Problem requirements » Set down all of the data that follows word for word, without the images.
---
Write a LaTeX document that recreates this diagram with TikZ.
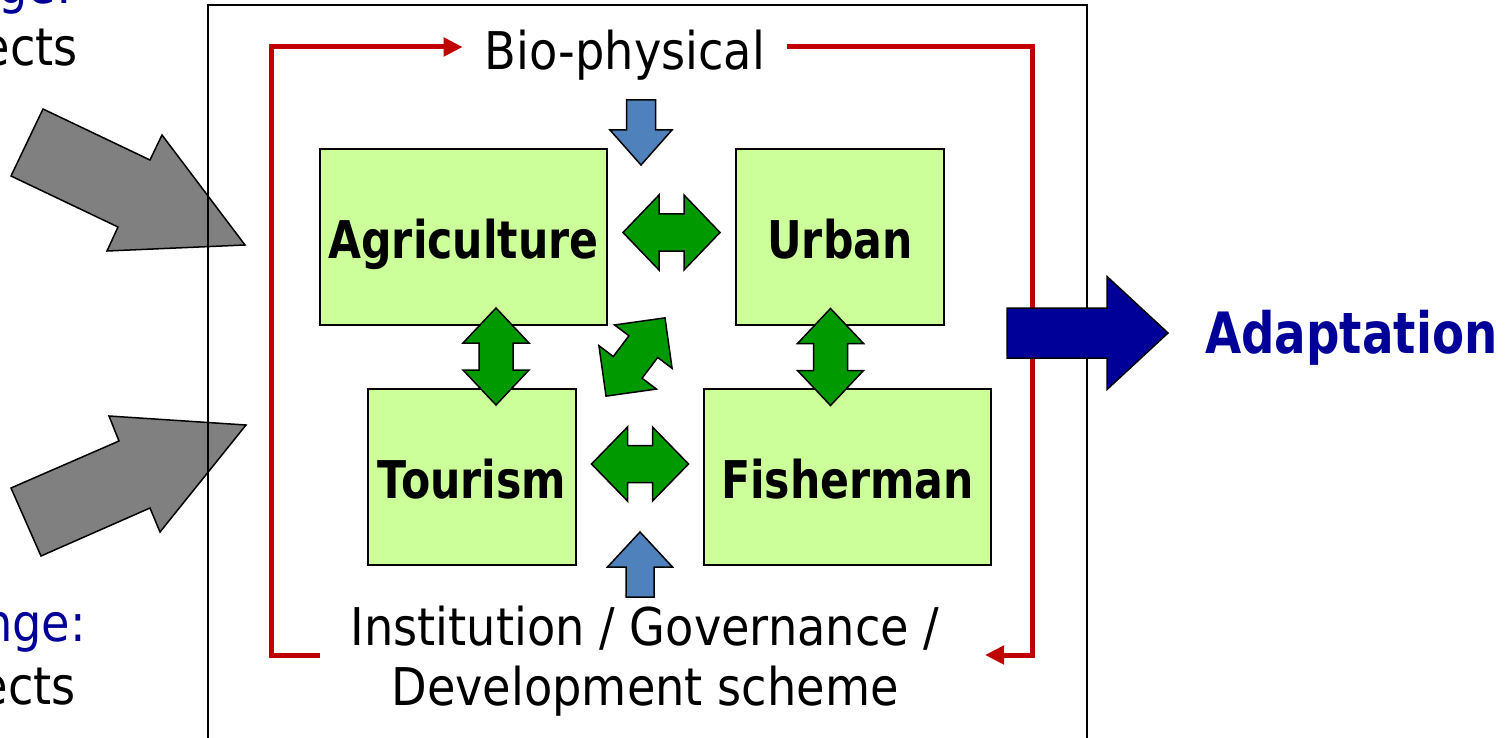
\documentclass[tikz,border=0pt]{standalone}
\usepackage{fontspec}
\setmainfont{DejaVu Sans}[FakeStretch=0.89]
\newfontfamily\boxfont{DejaVu Sans}[FakeStretch=0.82]
\usetikzlibrary{arrows.meta}

\definecolor{loopred}{HTML}{C00000}
\definecolor{sectorgreen}{HTML}{CCFF99}
\definecolor{linkgreen}{HTML}{009900}
\definecolor{driverblue}{HTML}{4F81BD}
\definecolor{navy}{HTML}{000099}
\definecolor{driftgray}{HTML}{808080}

\begin{document}
\begin{tikzpicture}[x=1pt, y=-1pt,
    every node/.style={inner sep=0pt, font=\fontsize{52}{60}\selectfont},
    sector/.style={draw, line width=2pt, fill=sectorgreen, minimum height=176pt,
        text height=42pt, text depth=0pt, font=\boxfont\bfseries\fontsize{52}{60}\selectfont},
    loopline/.style={loopred, line width=5pt, -{Triangle[length=19pt, width=18pt]}},
    pics/twoway/.style n args={4}{code={
        \draw[line width=1.5pt, fill=linkgreen]
            (-#1,0) -- (-#1+#2,-#3) -- (-#1+#2,-#4) -- (#1-#2,-#4) -- (#1-#2,-#3)
            -- (#1,0) -- (#1-#2,#3) -- (#1-#2,#4) -- (-#1+#2,#4) -- (-#1+#2,#3) -- cycle;
    }},
    pics/oneway/.style n args={5}{code={
        \draw[line width=1.5pt, fill=#1]
            (0,-#5) -- (#2-#3,-#5) -- (#2-#3,-#4) -- (#2,0) -- (#2-#3,#4)
            -- (#2-#3,#5) -- (0,#5) -- cycle;
    }}
]
    \useasboundingbox (0,0) rectangle (1512,738);
    \clip (0,0) rectangle (1512,738);

    % --- drivers coming in from the left ---
    \node[anchor=base east, text=navy] (topTag) at (72,4) {ge:};
    \node[anchor=base east] (topSub) at (78,66) {ects};
    \node[anchor=base east, text=navy] (lowTag) at (86,641) {nge:};
    \node[anchor=base east] (lowSub) at (76,704) {ects};

    \draw[line width=1.5pt, fill=driftgray]
        (43,109) -- (150,160) -- (162,135) -- (245,245) -- (107,251) -- (118,227) -- (11,176) -- cycle;
    \draw[line width=1.5pt, fill=driftgray]
        (11,488) -- (119,441) -- (109,416) -- (246,425) -- (160,532) -- (150,508) -- (41,556) -- cycle;

    % --- system frame ---
    \draw[line width=2pt] (208,5) rectangle (1087,760);

    % --- labels of the loop ---
    \node[anchor=base, inner xsep=22pt] (bio) at (625,70) {Bio-physical};
    \node[align=center] (gov) at (645,661) {Institution / Governance /\\Development scheme};

    \coordinate (cornerNW) at (271,47);
    \coordinate (cornerNE) at (1032,47);
    \coordinate (govL) at (320,655);
    \coordinate (govR) at (985,655);

    \draw[loopline] (govL) -| (cornerNW) -- (cornerNW -| bio.west);
    \draw[loopline] (cornerNE -| bio.east) -- (cornerNE) |- (govR);

    % --- sectors ---
    \node[sector, minimum width=287pt] (agri)  at (463.5,237) {Agriculture};
    \node[sector, minimum width=208pt] (urban) at (840,237)   {Urban};
    \node[sector, minimum width=208pt] (tour)  at (472,477)   {Tourism};
    \node[sector, minimum width=287pt] (fish)  at (847.5,477) {Fisherman};

    % --- interactions between sectors ---
    \pic at (671.5,232.5) {twoway={48.5}{36}{37.5}{18.5}};
    \pic at (640,464) {twoway={48.5}{36}{37}{18.5}};
    \pic[rotate=90] at (496,356.5) {twoway={48.5}{35}{33}{17}};
    \pic[rotate=90] at (830.5,357) {twoway={48.5}{35}{33}{17}};
    \pic[rotate=53] at (635.5,357) {twoway={49}{36}{36}{18}};

    % --- pressures from above and below ---
    \pic[rotate=-90] at (641,100) {oneway={driverblue}{65}{35}{31}{14.5}};
    \pic[rotate=90] at (640,597) {oneway={driverblue}{65}{35}{32.5}{14}};

    % --- outcome ---
    \pic at (1007,333) {oneway={navy}{161}{61}{56.5}{25}};
    \node[anchor=base west, text=navy, font=\boxfont\bfseries\fontsize{57}{60}\selectfont] (adapt) at (1205,353) {Adaptation};
\end{tikzpicture}
\end{document}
---
Task solution »
Write a LaTeX document that recreates this diagram with TikZ.
\documentclass[tikz,border=0pt]{standalone}
\usepackage{fontspec}
\setmainfont{DejaVu Sans}[FakeStretch=0.89]
\newfontfamily\boxfont{DejaVu Sans}[FakeStretch=0.82]
\usetikzlibrary{arrows.meta}

\definecolor{loopred}{HTML}{C00000}
\definecolor{sectorgreen}{HTML}{CCFF99}
\definecolor{linkgreen}{HTML}{009900}
\definecolor{driverblue}{HTML}{4F81BD}
\definecolor{navy}{HTML}{000099}
\definecolor{driftgray}{HTML}{808080}

\begin{document}
\begin{tikzpicture}[x=1pt, y=-1pt,
    every node/.style={inner sep=0pt, font=\fontsize{52}{60}\selectfont},
    sector/.style={draw, line width=2pt, fill=sectorgreen, minimum height=176pt,
        text height=42pt, text depth=0pt, font=\boxfont\bfseries\fontsize{52}{60}\selectfont},
    loopline/.style={loopred, line width=5pt, -{Triangle[length=19pt, width=18pt]}},
    pics/twoway/.style n args={4}{code={
        \draw[line width=1.5pt, fill=linkgreen]
            (-#1,0) -- (-#1+#2,-#3) -- (-#1+#2,-#4) -- (#1-#2,-#4) -- (#1-#2,-#3)
            -- (#1,0) -- (#1-#2,#3) -- (#1-#2,#4) -- (-#1+#2,#4) -- (-#1+#2,#3) -- cycle;
    }},
    pics/oneway/.style n args={5}{code={
        \draw[line width=1.5pt, fill=#1]
            (0,-#5) -- (#2-#3,-#5) -- (#2-#3,-#4) -- (#2,0) -- (#2-#3,#4)
            -- (#2-#3,#5) -- (0,#5) -- cycle;
    }}
]
    \useasboundingbox (0,0) rectangle (1512,738);
    \clip (0,0) rectangle (1512,738);

    % --- drivers coming in from the left ---
    \node[anchor=base east, text=navy] (topTag) at (72,4) {ge:};
    \node[anchor=base east] (topSub) at (78,66) {ects};
    \node[anchor=base east, text=navy] (lowTag) at (86,641) {nge:};
    \node[anchor=base east] (lowSub) at (76,704) {ects};

    \draw[line width=1.5pt, fill=driftgray]
        (43,109) -- (150,160) -- (162,135) -- (245,245) -- (107,251) -- (118,227) -- (11,176) -- cycle;
    \draw[line width=1.5pt, fill=driftgray]
        (11,488) -- (119,441) -- (109,416) -- (246,425) -- (160,532) -- (150,508) -- (41,556) -- cycle;

    % --- system frame ---
    \draw[line width=2pt] (208,5) rectangle (1087,760);

    % --- labels of the loop ---
    \node[anchor=base, inner xsep=22pt] (bio) at (625,70) {Bio-physical};
    \node[align=center] (gov) at (645,661) {Institution / Governance /\\Development scheme};

    \coordinate (cornerNW) at (271,47);
    \coordinate (cornerNE) at (1032,47);
    \coordinate (govL) at (320,655);
    \coordinate (govR) at (985,655);

    \draw[loopline] (govL) -| (cornerNW) -- (cornerNW -| bio.west);
    \draw[loopline] (cornerNE -| bio.east) -- (cornerNE) |- (govR);

    % --- sectors ---
    \node[sector, minimum width=287pt] (agri)  at (463.5,237) {Agriculture};
    \node[sector, minimum width=208pt] (urban) at (840,237)   {Urban};
    \node[sector, minimum width=208pt] (tour)  at (472,477)   {Tourism};
    \node[sector, minimum width=287pt] (fish)  at (847.5,477) {Fisherman};

    % --- interactions between sectors ---
    \pic at (671.5,232.5) {twoway={48.5}{36}{37.5}{18.5}};
    \pic at (640,464) {twoway={48.5}{36}{37}{18.5}};
    \pic[rotate=90] at (496,356.5) {twoway={48.5}{35}{33}{17}};
    \pic[rotate=90] at (830.5,357) {twoway={48.5}{35}{33}{17}};
    \pic[rotate=53] at (635.5,357) {twoway={49}{36}{36}{18}};

    % --- pressures from above and below ---
    \pic[rotate=-90] at (641,100) {oneway={driverblue}{65}{35}{31}{14.5}};
    \pic[rotate=90] at (640,597) {oneway={driverblue}{65}{35}{32.5}{14}};

    % --- outcome ---
    \pic at (1007,333) {oneway={navy}{161}{61}{56.5}{25}};
    \node[anchor=base west, text=navy, font=\boxfont\bfseries\fontsize{57}{60}\selectfont] (adapt) at (1205,353) {Adaptation};
\end{tikzpicture}
\end{document}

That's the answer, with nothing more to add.